Studio album by Daniel Padilla
- Released: April 11, 2013
- Recorded: 2013
- Genre: Pop, OPM
- Length: 39:01
- Language: Tagalog
- Label: Star Records
- Producer: Rox Santos

Daniel Padilla chronology
| Daniel Padilla (2012) | DJP (2013) | I Heart You (2014) |

Singles from DJP
- "Kumusta Ka" Released: March 18, 2013;

Music Videos
- "Kumusta Ka (Official Lyric Video)" on YouTube
- "Nasa Iyo Na Ang Lahat" on YouTube

= DJP (album) =

DJP is the debut studio album of Filipino actor and singer Daniel Padilla. It was first released digitally on April 11, 2013 under Star Records. The physical album was launched on April 16, 2013 at the SM North’s The Block.

DJP reached platinum status on April 16, 2013 with over 20,000 copies sold in less than 24 hours, and was certified double platinum on September 26, 2013. The album won three awards at three different award ceremonies; the 27th Awit Awards, PMPC Star Awards for Music and MOR Pinoy Music Awards for Best Selling Album of the Year, Pop Album of the Year and Album of the Year, respectively.

==Background==
The album followed his 2012 eponymous debut extended play Daniel Padilla and his first film in a lead role, Must Be... Love.

===Composition===
The album consists of ten tracks and a bonus track. It also includes an acoustic version of "Nasa Iyo Na Ang Lahat" written by Jungee Marcelo, which Padilla interpreted at the 2013 Himig Handog: P-Pop Love Songs contest and became a popular hit in the Philippines. It also won several awards including MOR Listener’s Choice, Tambayan 101.9 Listener’s Choice, Star Records CD Buyer’s Choice and the MYX Choice for Best Video.

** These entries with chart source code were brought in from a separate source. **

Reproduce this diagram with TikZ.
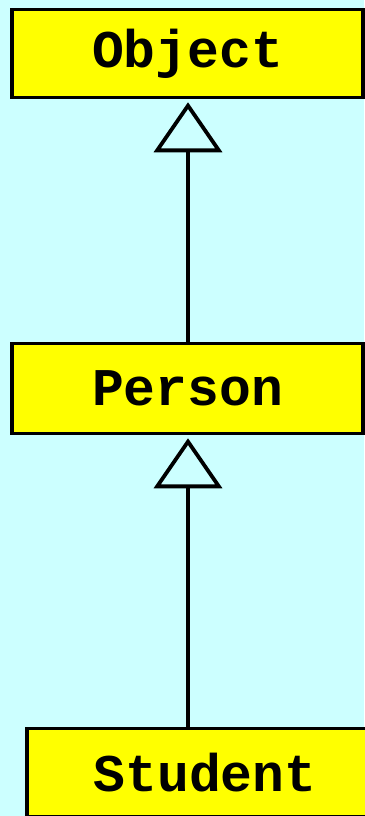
\documentclass[tikz,border=0pt]{standalone}
\usepackage{fontspec}
\setmonofont{Liberation Mono}
\usetikzlibrary{arrows.meta}
\definecolor{bgcyan}{RGB}{204,255,255}
\definecolor{boxyellow}{RGB}{255,255,0}
\tikzset{
  classbox/.style={draw=black, line width=3.5pt, fill=boxyellow, rectangle,
    inner sep=0pt, font=\fontsize{53}{53}\selectfont\ttfamily\bfseries},
  inherit/.style={draw=black, line width=3.8pt,
    -{Triangle[open, length=50pt, width=68pt, line width=3.8pt]}, shorten >=3pt}
}
\begin{document}
\begin{tikzpicture}[x=1pt,y=-1pt]
\fill[bgcyan] (0,0) rectangle (364,816);
\useasboundingbox (0,0) rectangle (364,816);
\node[classbox, minimum width=351pt, minimum height=88pt] (object) at (187.5,53.5) {Object};
\node[classbox, minimum width=351pt, minimum height=90pt] (person) at (187.5,388.5) {Person};
\node[classbox, minimum width=356pt, minimum height=88pt] (student) at (205,772.5) {Student};
\draw[inherit] (person.north -| 188,0) -- (object.south -| 188,0);
\draw[inherit] (student.north -| 188,0) -- (person.south -| 188,0);
\end{tikzpicture}
\end{document}
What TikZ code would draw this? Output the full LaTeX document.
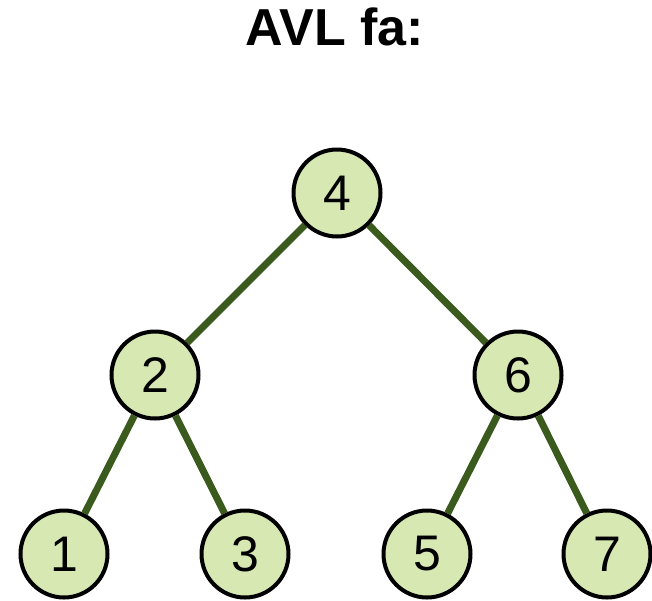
\documentclass[tikz,border=0pt]{standalone}
\usepackage{fontspec}
\setmainfont{Liberation Sans}
\usepackage{tikz}
\definecolor{zoldvilagos}{HTML}{D7E8B3}
\definecolor{zoldsotet}{HTML}{3B5A1E}
\tikzset{
  csucs/.style={circle,draw=black,line width=4pt,fill=zoldvilagos,minimum size=87pt,inner sep=0pt,font=\fontsize{50}{50}\selectfont},
  el/.style={line width=7pt,zoldsotet},
  cim/.style={font=\bfseries\fontsize{52}{52}\selectfont},
}

\begin{document}
\begin{tikzpicture}[x=1pt,y=-1pt]
  \useasboundingbox (0,0) rectangle (652,600);
  \node[cim] (cim) at (335,27) {AVL fa:};
  % csucsok
  \node[csucs] (n4) at (337,193) {4};
  \node[csucs] (n2) at (155,375) {2};
  \node[csucs] (n6) at (518,375) {6};
  \node[csucs] (n1) at (64,554) {1};
  \node[csucs] (n3) at (245,554) {3};
  \node[csucs] (n5) at (427,554) {5};
  \node[csucs] (n7) at (607,554) {7};
  % elek
  \foreach \a/\b in {n4/n2,n4/n6,n2/n1,n2/n3,n6/n5,n6/n7}
    \draw[el] (\a) -- (\b);
\end{tikzpicture}
\end{document}
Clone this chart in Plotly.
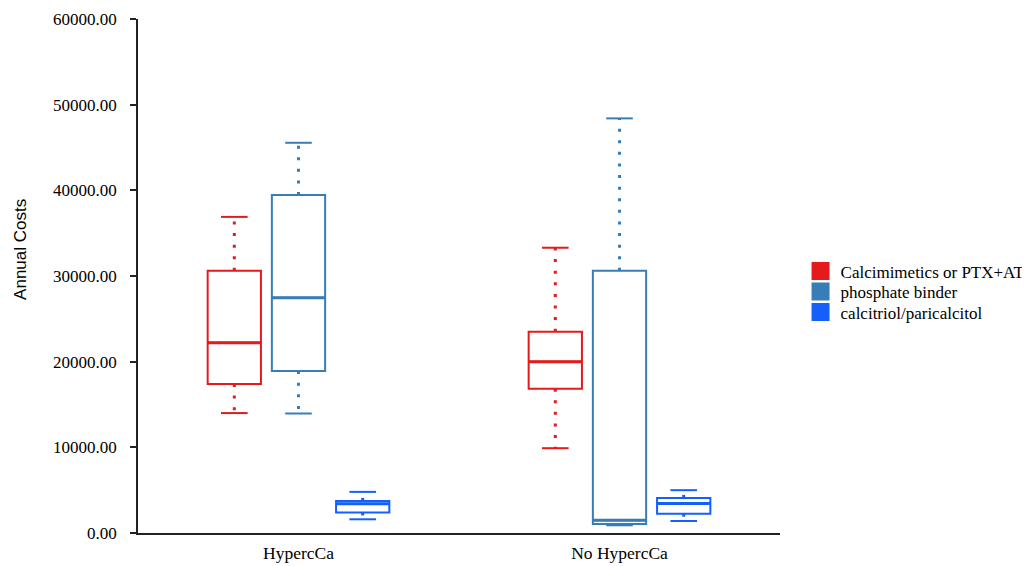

==Promotion and reception==
The DJP album was launched on April 16, 2013 at the SM North's The Block and made available in various music stores nationwide. According to TV Producer Jinky Fabelico, DJP album turn Platinum in less than 24 hours, this announcement was made through his official Twitter account on April 17, 2013. But according to PARI, this album officially received platinum on September 25, 2013 and the next day received Double Platinum

DJP peaked at number 1 on Odyssey Music & Video’s nationwide sales reports (overall). The album won three awards at three different awarding ceremony for album category, including 27th Awit Awards, PMPC Star Awards for Music and MOR Pinoy Music Awards for Best Selling Album of The year, Pop Album of the Year and Album of The Year respectively.

===Mall shows===
Padilla held "Grand Fans Day" on May 12, 2013 at SM Skydome to thank his fans for his latest album and concert .

===Singles===
- "Kamusta Ka" was released on March 18, 2013 as the album's lead single. A lyric video of the song was uploaded on Star Record's YouTube account. It was first appeared in My Music Store Philippines by dominating the Digital Singles Chart for three consecutive weeks in April 2013.

==Track listing==

DJP track listing
| No. | Title | Writer(s) | Original performer(s) | Length |
|---|---|---|---|---|
| 1. | "Kung Saan Ka Masaya" | Jungee Marcelo | original track | 4:09 |
| 2. | "Sabay Natin" | Jonathan Manalo; Rox Santos; | original track | 3:31 |
| 3. | "Panalangin" | Jim Paredes | APO Hiking Society | 3:27 |
| 4. | "Binibini" | Joseph Lansang | The Rainmakers | 3:58 |
| 5. | "Kumusta Ka" | Rey Valera | Rey Valera | 3:02 |
| 6. | "Naaalala" | Densho Biala | original track | 3:58 |
| 7. | "Kisapmata" | Rico Blanco | Rivermaya | 4:49 |
| 8. | "Ipagpatawad Mo" | Joey de Leon; Vic Sotto; | VST & Company | 3:22 |
| 9. | "Sisikat Din Ako" | Marcelo | original track | 4:01 |
| 10. | "Nasa Iyo Na ang Lahat" | Paredes | Rico J. Puno | 3:23 |
| Total length: |  |  |  | 38:56 |

Bonus tracks
| No. | Title | Writer(s) | Length |
|---|---|---|---|
| 11. | "Diskarte" | RJ Jimenez | 3:04 |

== Charts ==
=== Weekly charts ===

| Chart (2013) | Peak |
|---|---|
| Odyssey Music & Video | 1 |

==Release history==

| Country | Format | Released date | Label |
| Worldwide | Digital download | April 11, 2013 | Star Records |
| Philippines | CD | April 16, 2013 |

==Certifications==

| Region | Certification | Certified units/sales |
| Philippines (PARI) | 2× Platinum | 30,000^{*} |
^{*} Sales figures based on certification alone.